You’ve posted to online dating sites. You’ve been to singles parties. You may even have tried Speed Dating or the old Blind Date “setup by our friends” tactic. No matter how you did it, you did it. Its time for your first date. What kills a first date quicker than a case of the stomach flu? Giving out too much information – what the hip kids are calling TMI.
Revealing too much about yourself on a first date, or even in early email or phone conversations, is poison to a budding relationship. Most people don’t seem to know when they’ve crossed the line from sharing their details into detailing their entire lives. Some TMI isn’t necessarily embarrassing or unattractive, its just too much info too soon. At time, a case of “over revealing yourself” is downright gross . . . does your date really need to know about the time you vomited out the window of a tour bus? Run things through your head before you say them — if you wouldn’t want to hear the story you’re about to tell, you should probably assume your date will respond the same way.

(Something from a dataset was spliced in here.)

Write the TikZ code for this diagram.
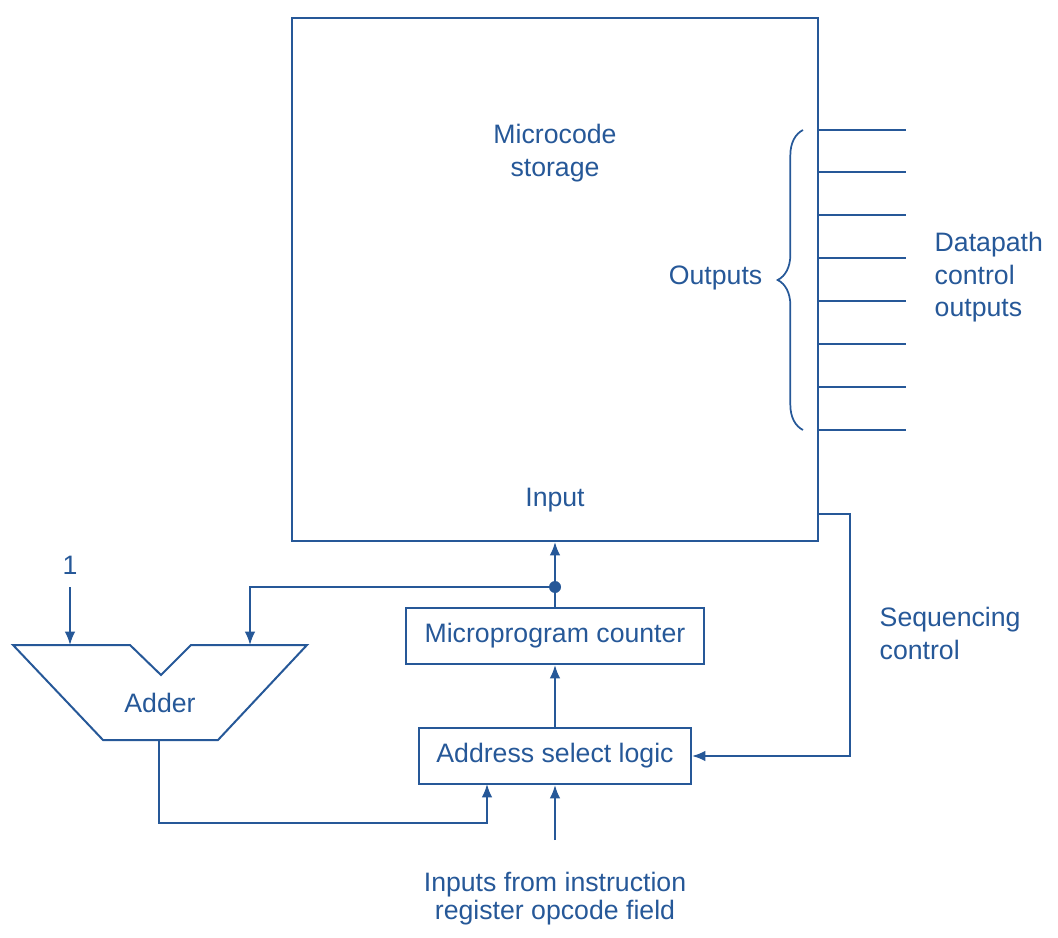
\documentclass[tikz,border=0pt]{standalone}
\usepackage{fontspec}
\setmainfont{Liberation Sans}
\usetikzlibrary{arrows.meta,decorations.pathreplacing}
\definecolor{dblue}{RGB}{38,88,152}
\begin{document}
\begin{tikzpicture}[x=0.75pt,y=-0.75pt,
  every node/.style={text=dblue,font=\fontsize{20}{24}\selectfont},
  wire/.style={draw=dblue,line width=1.5pt},
  arr/.style={wire,-{Latex[length=10pt,width=8pt]}},
  box/.style={draw=dblue,line width=1.5pt,inner sep=0pt}]
\useasboundingbox (0,0) rectangle (1058,938);
% main storage
\node[box,minimum width=394.5pt,minimum height=392.25pt] (big) at (555,279.5) {};
\node (mcs) at (555,153.5) {\begin{tabular}{c}Microcode\\[0.3pt]storage\end{tabular}};
\node (inp) at (555,500) {Input};
% output lines
\foreach \y [count=\i] in {130,172,215,258,301,344,387,430} {
  \coordinate (os\i) at (818,\y);
  \coordinate (oe\i) at (906,\y);
  \draw[wire] (os\i) -- (oe\i);
}
\coordinate (bra) at (803,430);
\coordinate (brb) at (803,130);
\draw[draw=dblue,line width=1.3pt,decorate,decoration={brace,amplitude=19pt}] (bra) -- (brb);
\node[anchor=east] (outs) at (767,278) {Outputs};
\node[anchor=west,align=left] (dco) at (930,278) {\begin{tabular}{@{}l@{}}Datapath\\[0.3pt]control\\[0.3pt]outputs\end{tabular}};
% boxes
\node[box,minimum width=223.5pt,minimum height=42pt] (mpc) at (555,636) {Microprogram counter};
\node[box,minimum width=204pt,minimum height=42pt] (asl) at (555,756) {Address select logic};
% adder
\draw[wire,line join=miter] (13,645) -- (130,645) -- (161,675) -- (191,645) -- (307,645) -- (218,740) -- (103,740) -- cycle;
\node (adder) at (160,703) {Adder};
\node (one) at (70,565) {1};
\coordinate (one0) at (70,587);
\coordinate (a1) at (70,645);
\coordinate (a2) at (250,645);
\coordinate (aout) at (159,740);
% connectors
\coordinate (dot) at (555,587);
\draw[arr] (mpc.north) -- (big.south);
\fill[dblue] (dot) circle (4.5pt);
\draw[arr] (dot) -| (a2);
\draw[arr] (one0) -- (a1);
\draw[arr] (asl.north) -- (mpc.south);
\coordinate (ain) at (487,784);
\draw[arr] (aout) |- (487,823) -- (ain);
\coordinate (opin) at (555,840);
\draw[arr] (opin) -- (asl.south);
\coordinate (sq) at (818,514);
\draw[arr] (sq) -- (850,514) |- (asl.east);
\node[anchor=west] (seq) at (875,636.5) {\begin{tabular}{@{}l@{}}Sequencing\\[0.3pt]control\end{tabular}};
\node (opl) at (555,899) {\begin{tabular}{c}Inputs from instruction\\[-3.5pt]register opcode field\end{tabular}};
\end{tikzpicture}
\end{document}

7 Ways To Avoid Revealing Too Much On A Date
Heare are 7 ways to avoid revealing too much on a date.
- Rehearse! If you are a truly nervous type, or you find yourself stressed out about an upcoming date, there is nothing wrong with a few rehearsals. You can take this as far as you need to – I’ve had female friends who have worked out ten or twenty questions and answers ahead of a date, and many male friends who give monologues in the mirror to prevent date anxiety. The key to this method is to practice more than once – come up with a couple of questions or statements that show off your uniqueness without being too “showy”. Don’t sound too rehearsed on your date – it will show, and your date may take this the wrong way. Your performance can only be as good as your best rehearsal.
- A date is not show and tell time. You have put a lot of time and effort into attracting someone enough to get them to go on a date with you. Be sure not to use this hard fought date as a chance to show off. For starters, people will interpret your cockiness as a lack of confidence, and there are few things less attractive than a person who lacks confidence. Another reason to avoid outright bragging is that your date likely doesn’t care. Later in your relationship – if you get that far – your lover will be proud of your awards and recognitions, because he or she will have an investment in you and your accomplishments. A first date, however, is way too early to parade your softball trophies or your late night exploits.
- Sharing is good. If you want to avoid flapping your gums and embarrassing yourself, the most important thing to learn is the difference between “sharing” and “blabbing”. Sure, these are just words, but think of them as symbols – a “share” and a “blab” look and sound very different. When you share something with someone, you’re offering it to them as a stepping stone, a jumping off point for conversation. Sharing is done in a gentler voice, and is an offering to someone – you’re saying “Here, take this fact about me, do with it what you will”. A blab, on the other hand, is a big mistake, and is easily recognized by most folks.
- Blabbing is bad. A blab is a boast, a brag, a haughty story that you tell to impress. A blab doesn’t build conversation or make interest grow. No one would suggest that you restrict yourself to inconsequential small talk, but there’s a lot of room between chatting about the weather and talking about the first time you got your period. Blabs can be about really positive events, or really negative, but they are both bad ways to steer a conversation. When you present yourself as the world’s greatest chess player for your age bracket, your date will likely have no way to respond – similarly, if your date bragged about how much money he or she makes, you’d be left with little or nothing to say. No one wants to be in that awkward position.
- There’s a huge bonus to avoiding the blab. As a buddy of mine puts it: “My date is out with me, not with the skeletons in my closet.” If nothing else, this date is a one night reprieve from your mistakes, a time when your date doesn’t know about the suit you wore to prom or your embarrassing cheerleading accident. Enjoy it, because if you cultivate a relationship with this person, your humiliating material will come up, just as will your successes and accomplishments. Be patient – don’t rush into bragging or revealing stories too early in a new relationship.
- If all else fails, think of Grandma. I had a grandmother who was very traditional, a very devout Catholic, and not a woman you wanted to run your mouth around. Everyone has someone in their life like my grandmother – a person you would never say certain words around, or tell certain stories. In order to avoid saying the wrong thing on a date or for a first impression, I like to imagine my grandmother sitting there listening, and God forbid I tell a dirty joke or share an inappropriate story.
- Think of a first date as a kind of audition. I know this isn’t the most romantic truth, but it is true: people judge you on a first date based on very tiny details. Just like people deciding to buy a book – first they read the back of a book, or the reviews at the front, then skim through the book a couple times and make that decision. In this analogy, you are the book, and your date is the “buyer”. Future dates will bring the romance – first dates and first impressions are all about your performance. Share, tell stories, have fun – but try not to cross the line into TMI.